Our roommates last year had a PS3 and I must have clocked 100 hours watching my husband and my roommates play through the endless variations of Dragon Age: Origins.  I didn’t care that they were replaying it for the sixth time as a different race or a different gender or a different player class.   The story was absolutely fascinating every time, and I lost my mind when I saw these choose-your-own-adventure choices led to deadly and sometimes utterly evil consequences.

So this article about BioWare’s Mass Effect being the most important science fictional universe of our generation just reiterated what I already knew: that video games have some of the most complex and amazing narratives of any form of literature that exists today.

At last year’s TEDxLibrariansTO conference I had the pleasure to hear games researcher Sara Grimes talk about her personal experience with video games, and about how video games function as a new and exciting form of narrative storytelling.  Here’s her presentation.

To me the BioWare games represent a new level of achievement for video games as narrative.

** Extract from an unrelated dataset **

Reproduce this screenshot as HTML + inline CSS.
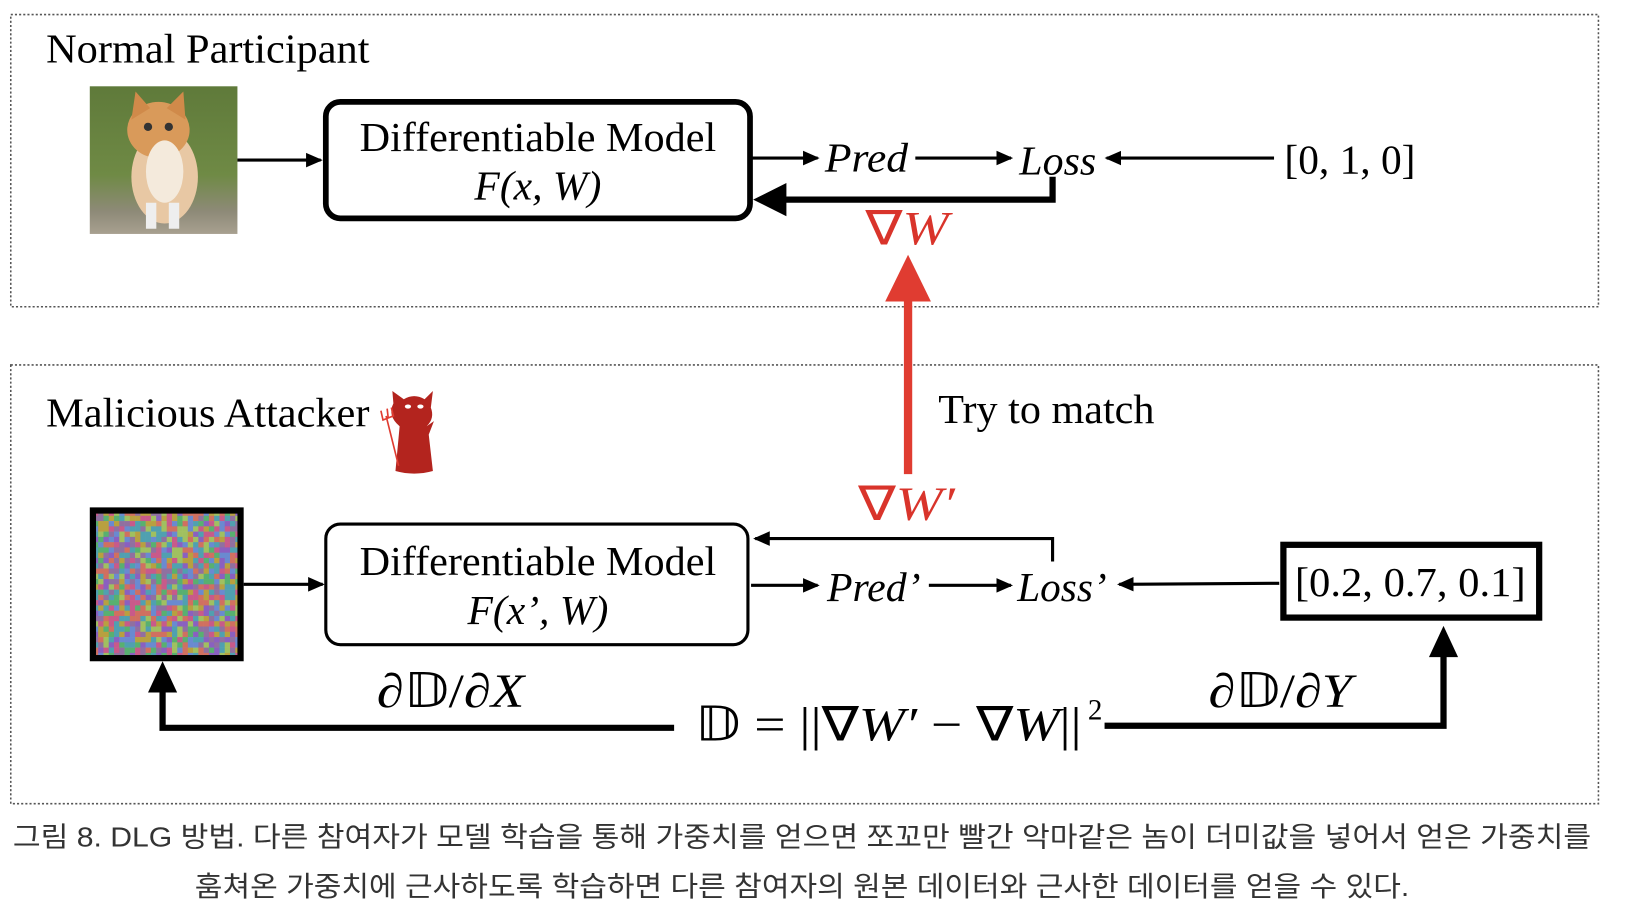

The story lines are sprawling and epic in scope, there are thousands of choices, and there are dozens of alternate endings.  There are just so many variables, and so many amazing moments that it was easy for an armchair video game spectator to just sit back with the popcorn and watch the roommates play through the story.  Dragon Age was so inspirational that uber-geek girl Felicia Day made a fan-vid series, Dragon Age: Redemption, and BioWare created some downloadable content with that character.

So, when Kyle Munkittrick says that Mass Effect, another BioWare game series, is the most important science fiction universe today, I completely believe it.  I have personally never seen anyone play Mass Effect, but from the descriptions he gives in his narrative I can totally understand where he’s coming from.

And that’s why I love these games.  The writing is unbelievably good.  They hire some incredible voice actors.  The visuals are absolutely stunning.  It’s as if you’ve been given the keys to an animation studio and a loose script to work with and you just make your own film.  The swordplay and the magic is almost secondary to the narrative stream.  Sure it’s important that you don’t button mash yourself into oblivion, but these games aren’t about how many things you kill or racking up points for the sake of gaining points.  It’s about where you’re going, and how you get there.

Recently one of the BioWare writers was harassed to no end on Reddit because she said that she wants a fast-forward button through combat.  This brought out tons of vitriol and hatred, because for many gamers the combat is the point.  But clearly it’s not the point for everyone.  And thankfully one of the head honchos at BioWare gave a major public statement of support for their writer.  Good for them.  Because honestly, that’s what makes these games special.  The writing is unbelievably good, and it hooks the player as well as everyone else who happens to be in the room into the story line.  If they were to abandon that for disconnected gameplay they would lose the soul of their brand.

Sara Grimes in her wrap up suggests that if Libraries are serious about sharing the body of the world’s great literary works that we should not overlook the fact that video games are just as valid a form of literature as a novel.  I couldn’t agree more.  In fact, I would wager to say that sometimes they’re even better.